Like every other Tuba Christmas performance, today’s at PCHS will feature tuba, euphonium (an instrument similar to a tuba, but smaller, with a higher pitch), sousaphone and baritone renditions of traditional Christmas carols.


“The basic music is the same across the country,” Walter noted.


Walter explained that this concert will be the 18th such performance at PCHS. The tradition started when Stanley Howell had first planned to play in front of the Polk County Courthouse in Columbus, but rainy conditions led to their performing in the Stearns Building across Mills Street. Subsequent performances took place in the high school.


Manfred Walter mentioned that he had many years earlier played the baritone euphonium. While singing in the local Community Chorus, Dr. Howell, standing near him, invited him to play at Tuba Christmas. Of course, Walter accepted that invitation.
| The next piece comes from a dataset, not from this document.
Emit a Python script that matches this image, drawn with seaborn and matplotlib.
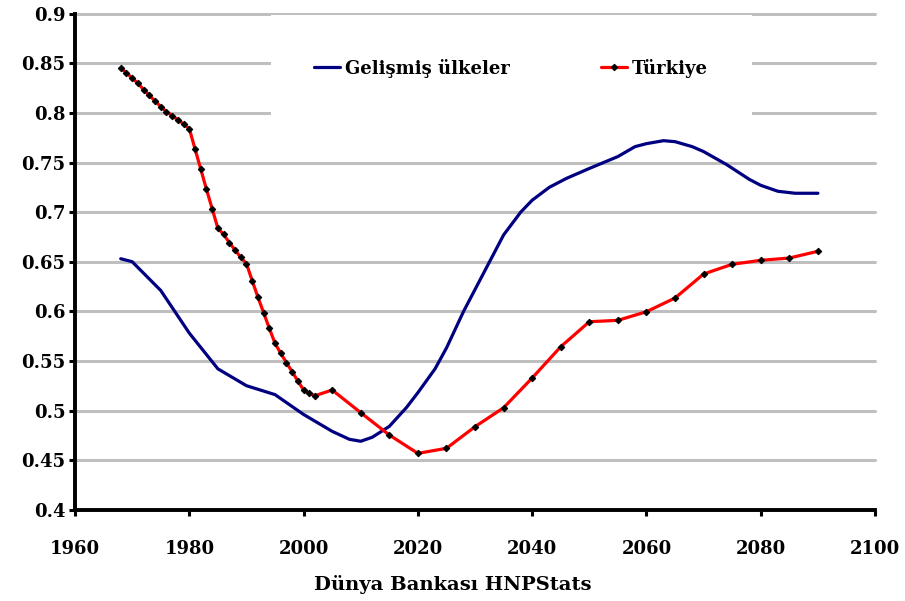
import pandas as pd
import matplotlib
matplotlib.use("Agg")
import matplotlib.pyplot as plt
import seaborn as sns

# Gelişmiş ülkeler
dev_years = [1968, 1970, 1975, 1980, 1985, 1990, 1995, 2000, 2005, 2008, 2010, 2012,
             2015, 2018, 2020, 2023, 2025, 2028, 2030, 2033, 2035, 2038, 2040, 2043,
             2046, 2050, 2055, 2058, 2060, 2063, 2065, 2068, 2070, 2074, 2078, 2080,
             2083, 2086, 2090]
dev_vals = [0.653, 0.650, 0.621, 0.578, 0.542, 0.525, 0.516, 0.496, 0.479, 0.471, 0.469, 0.473,
            0.484, 0.503, 0.518, 0.542, 0.563, 0.600, 0.622, 0.655, 0.677, 0.700, 0.712, 0.725,
            0.734, 0.744, 0.756, 0.766, 0.769, 0.772, 0.771, 0.766, 0.761, 0.748, 0.733, 0.727,
            0.721, 0.719, 0.719]

# Türkiye (markers)
tr_years = list(range(1968, 2003)) + [2005, 2010, 2015, 2020, 2025, 2030, 2035, 2040,
                                      2045, 2050, 2055, 2060, 2065, 2070, 2075, 2080, 2085, 2090]
tr_vals = [0.845, 0.8405, 0.835, 0.830, 0.8234, 0.8177, 0.812, 0.8063, 0.8012, 0.7972,
           0.7931, 0.7888, 0.7841, 0.7636, 0.7434, 0.723, 0.7034, 0.6837, 0.6776, 0.6692,
           0.6618, 0.6544, 0.648, 0.6309, 0.6144, 0.5986, 0.5829, 0.5677, 0.5577, 0.5482,
           0.5391, 0.5297, 0.5207, 0.5173, 0.5149,
           0.5207, 0.4978, 0.4753, 0.4568, 0.4619, 0.4837, 0.5028, 0.5328,
           0.5643, 0.5895, 0.5909, 0.5996, 0.6134, 0.6376, 0.6474, 0.6514, 0.6537, 0.6605]

x_ticks = [1960, 1980, 2000, 2020, 2040, 2060, 2080, 2100]
y_ticks = [0.4, 0.45, 0.5, 0.55, 0.6, 0.65, 0.7, 0.75, 0.8, 0.85, 0.9]
y_labels = ["0.4", "0.45", "0.5", "0.55", "0.6", "0.65", "0.7", "0.75", "0.8", "0.85", "0.9"]

dev = pd.DataFrame({"yil": dev_years, "deger": dev_vals})
tr = pd.DataFrame({"yil": tr_years, "deger": tr_vals})

sns.set_style("white")
plt.rcParams["font.family"] = ["DejaVu Serif"]
plt.rcParams["font.weight"] = "bold"
plt.rcParams["text.color"] = "black"
plt.rcParams["xtick.color"] = "black"
plt.rcParams["ytick.color"] = "black"

fig = plt.figure(figsize=(9.05, 6.01), dpi=100)
ax = fig.add_axes([0.0829, 0.1519, 0.884, 0.8253])

sns.lineplot(data=dev, x="yil", y="deger", ax=ax, color="#000080", lw=2.3,
             estimator=None, label="Gelişmiş ülkeler")
sns.lineplot(data=tr, x="yil", y="deger", ax=ax, color="#FF0000", lw=2.3,
             estimator=None, marker="D", markersize=3.3, markerfacecolor="black",
             markeredgecolor="black", label="Türkiye")

ax.set_xlim(1960, 2100)
ax.set_ylim(0.4, 0.9)
ax.set_xticks(x_ticks)
ax.set_yticks(y_ticks)
ax.set_yticklabels(y_labels)
ax.set_xlabel("")
ax.set_ylabel("")

# grid
ax.set_axisbelow(True)
ax.yaxis.grid(True, color="#BFBFBF", lw=2.2)
ax.xaxis.grid(False)
for gl in ax.get_ygridlines():
    gl.set_clip_on(False)

for s in ["top", "right"]:
    ax.spines[s].set_visible(False)
for s in ["left", "bottom"]:
    ax.spines[s].set_color("black")
    ax.spines[s].set_linewidth(2.8)

ax.tick_params(axis="y", direction="out", length=4, width=2.2, colors="black",
               labelsize=13, pad=3, left=True)
ax.tick_params(axis="x", direction="out", length=4, width=2.2, colors="black",
               labelsize=13, pad=18, bottom=True)
for lab in ax.get_xticklabels() + ax.get_yticklabels():
    lab.set_fontweight("bold")
    lab.set_color("black")

leg = ax.legend(loc="center", bbox_to_anchor=(0.545, 0.8905), ncol=2, frameon=True,
                facecolor="white", edgecolor="none", framealpha=1, fancybox=False,
                borderpad=2.4, handlelength=1.45, handletextpad=0.3,
                columnspacing=5.0, prop={"size": 13, "weight": "bold"})
leg.get_frame().set_linewidth(0)
for t in leg.get_texts():
    t.set_color("black")

fig.text(0.5, 0.027, "Dünya Bankası HNPStats", ha="center", va="center",
         fontsize=14, fontweight="bold", color="black")

fig.savefig("out.png", dpi=100)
Walter noted that Tuba Christmas performances contain a mix of musicians, ranging from once-a-year players to seasoned professionals.


Regardless of performer experience, Walter assures that “it will come together.”


“The community enjoys the concert. We have a full house at the high school where the auditorium seats 600. I do enjoy it,” Walter added.


In addition to promoting the event, Walter has a longer-term vision. “My goal is to attract young people,” he said. He noted that the eight Polk County students who perform today “will never forget that experience.”


He said that exposure to a given instrument “makes the younger players realize what a given instrument sounds like,” and can inspire them to want to sound like that.


Walter, who also plays in the Hendersonville Concert Band, admits, “It’s very challenging for someone who hasn’t played in so many years to keep up.”


The soloist for “O Holy Night” will be Alexander Canup from Western Carolina University. Accompanying him will be John Gardner of Tryon. Gardner has been active in the musical life of Polk County since 2009 as a pianist, organist, and choral singer.


Music is under the direction of Jamie Hafner, from Brevard.


While audience members attend at no cost, musicians must pay a modest $7 to perform. The national office receives $5 of this. Walter hopes that fundraising and contributions eliminate the need for this charge.


“That’s a goal of mine,” Walter said of raising sufficient funds to eliminate charging musicians.


For most concert selections, the audience is encouraged to sing along. A screen will display the lyrics, so people get the words correct, Walter said. “It’s traditional Christmas music. The last piece we play,” said Walter, “is the Hallelujah Chorus.”


Though Walter admits that the sound is not what many people are accustomed to, “it sounds good.”